PROVIDED DATA>

====

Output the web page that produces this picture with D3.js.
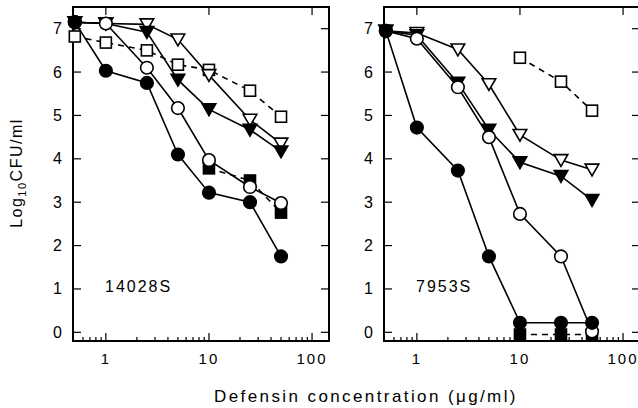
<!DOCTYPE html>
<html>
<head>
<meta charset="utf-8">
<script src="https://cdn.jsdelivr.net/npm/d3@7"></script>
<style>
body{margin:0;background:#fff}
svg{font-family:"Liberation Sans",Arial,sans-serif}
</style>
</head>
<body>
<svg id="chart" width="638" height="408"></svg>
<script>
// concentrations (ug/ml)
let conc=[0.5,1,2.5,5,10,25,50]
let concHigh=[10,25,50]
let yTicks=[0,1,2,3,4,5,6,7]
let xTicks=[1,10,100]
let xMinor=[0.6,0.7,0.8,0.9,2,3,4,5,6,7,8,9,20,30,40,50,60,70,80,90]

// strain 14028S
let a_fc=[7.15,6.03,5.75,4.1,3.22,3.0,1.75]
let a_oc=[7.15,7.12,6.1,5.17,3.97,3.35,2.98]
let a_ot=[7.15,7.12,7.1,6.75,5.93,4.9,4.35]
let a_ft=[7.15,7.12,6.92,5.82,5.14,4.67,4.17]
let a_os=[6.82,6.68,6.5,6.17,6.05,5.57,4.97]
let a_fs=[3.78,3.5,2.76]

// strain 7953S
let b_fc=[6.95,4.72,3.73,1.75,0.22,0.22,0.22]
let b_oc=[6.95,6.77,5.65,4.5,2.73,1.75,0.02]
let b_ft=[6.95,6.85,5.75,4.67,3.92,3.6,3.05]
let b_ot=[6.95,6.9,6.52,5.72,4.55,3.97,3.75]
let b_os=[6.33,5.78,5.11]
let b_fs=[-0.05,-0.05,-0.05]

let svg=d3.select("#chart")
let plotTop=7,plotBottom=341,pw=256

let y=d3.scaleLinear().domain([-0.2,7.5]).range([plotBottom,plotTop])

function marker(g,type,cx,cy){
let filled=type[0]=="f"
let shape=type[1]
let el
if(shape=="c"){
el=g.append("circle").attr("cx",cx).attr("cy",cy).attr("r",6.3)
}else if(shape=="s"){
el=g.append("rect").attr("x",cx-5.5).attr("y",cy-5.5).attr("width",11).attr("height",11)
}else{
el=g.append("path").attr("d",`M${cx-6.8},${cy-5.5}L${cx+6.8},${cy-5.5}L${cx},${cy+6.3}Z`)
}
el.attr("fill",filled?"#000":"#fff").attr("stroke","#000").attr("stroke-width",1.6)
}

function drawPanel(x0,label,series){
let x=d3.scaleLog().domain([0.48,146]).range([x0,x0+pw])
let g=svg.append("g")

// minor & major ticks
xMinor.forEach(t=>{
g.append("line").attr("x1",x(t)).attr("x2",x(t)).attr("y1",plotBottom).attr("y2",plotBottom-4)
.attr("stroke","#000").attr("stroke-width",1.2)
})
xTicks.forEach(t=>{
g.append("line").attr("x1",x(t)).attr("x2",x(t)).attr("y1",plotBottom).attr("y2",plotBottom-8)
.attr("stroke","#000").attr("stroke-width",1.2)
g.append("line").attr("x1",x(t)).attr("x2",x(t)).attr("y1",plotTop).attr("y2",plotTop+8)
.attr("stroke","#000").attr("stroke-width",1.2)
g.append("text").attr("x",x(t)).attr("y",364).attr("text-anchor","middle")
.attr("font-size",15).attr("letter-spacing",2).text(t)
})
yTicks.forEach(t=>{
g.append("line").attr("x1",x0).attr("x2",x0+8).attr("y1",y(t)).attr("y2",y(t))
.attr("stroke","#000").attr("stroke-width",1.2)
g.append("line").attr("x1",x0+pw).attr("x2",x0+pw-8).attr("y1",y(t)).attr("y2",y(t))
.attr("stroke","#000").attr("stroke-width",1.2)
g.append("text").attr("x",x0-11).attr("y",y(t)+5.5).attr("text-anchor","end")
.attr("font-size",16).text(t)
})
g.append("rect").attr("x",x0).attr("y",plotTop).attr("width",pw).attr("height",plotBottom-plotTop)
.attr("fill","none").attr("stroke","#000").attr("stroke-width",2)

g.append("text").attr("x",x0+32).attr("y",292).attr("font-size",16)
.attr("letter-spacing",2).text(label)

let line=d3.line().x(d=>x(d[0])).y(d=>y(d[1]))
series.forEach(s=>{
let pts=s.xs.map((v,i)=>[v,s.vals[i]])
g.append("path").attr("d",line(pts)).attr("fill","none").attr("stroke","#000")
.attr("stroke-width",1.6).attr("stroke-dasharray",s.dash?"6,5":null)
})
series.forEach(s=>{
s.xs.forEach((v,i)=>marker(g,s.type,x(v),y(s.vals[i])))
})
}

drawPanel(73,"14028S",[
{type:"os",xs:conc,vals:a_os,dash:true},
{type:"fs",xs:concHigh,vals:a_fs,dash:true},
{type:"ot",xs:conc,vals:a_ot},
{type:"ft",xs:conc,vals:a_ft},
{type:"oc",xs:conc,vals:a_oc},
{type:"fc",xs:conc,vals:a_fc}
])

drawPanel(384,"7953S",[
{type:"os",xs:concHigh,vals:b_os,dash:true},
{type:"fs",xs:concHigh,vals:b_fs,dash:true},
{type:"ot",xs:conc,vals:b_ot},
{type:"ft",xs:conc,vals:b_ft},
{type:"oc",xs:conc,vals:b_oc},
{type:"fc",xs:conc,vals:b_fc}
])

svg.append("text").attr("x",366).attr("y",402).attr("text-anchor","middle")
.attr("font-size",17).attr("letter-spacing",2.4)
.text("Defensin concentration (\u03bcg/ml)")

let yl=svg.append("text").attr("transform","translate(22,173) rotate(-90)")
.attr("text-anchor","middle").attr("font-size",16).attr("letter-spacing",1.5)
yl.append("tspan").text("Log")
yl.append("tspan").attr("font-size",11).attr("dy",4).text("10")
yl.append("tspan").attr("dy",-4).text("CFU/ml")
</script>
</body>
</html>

====

SET PROBLEM> Output exactly the span of lines from the top of the listing through the line holding "let a_fs=[3.78,3.5,2.76]", and leave every picture out.

TASK RESULT>
Output the web page that produces this picture with D3.js.
<!DOCTYPE html>
<html>
<head>
<meta charset="utf-8">
<script src="https://cdn.jsdelivr.net/npm/d3@7"></script>
<style>
body{margin:0;background:#fff}
svg{font-family:"Liberation Sans",Arial,sans-serif}
</style>
</head>
<body>
<svg id="chart" width="638" height="408"></svg>
<script>
// concentrations (ug/ml)
let conc=[0.5,1,2.5,5,10,25,50]
let concHigh=[10,25,50]
let yTicks=[0,1,2,3,4,5,6,7]
let xTicks=[1,10,100]
let xMinor=[0.6,0.7,0.8,0.9,2,3,4,5,6,7,8,9,20,30,40,50,60,70,80,90]

// strain 14028S
let a_fc=[7.15,6.03,5.75,4.1,3.22,3.0,1.75]
let a_oc=[7.15,7.12,6.1,5.17,3.97,3.35,2.98]
let a_ot=[7.15,7.12,7.1,6.75,5.93,4.9,4.35]
let a_ft=[7.15,7.12,6.92,5.82,5.14,4.67,4.17]
let a_os=[6.82,6.68,6.5,6.17,6.05,5.57,4.97]
let a_fs=[3.78,3.5,2.76]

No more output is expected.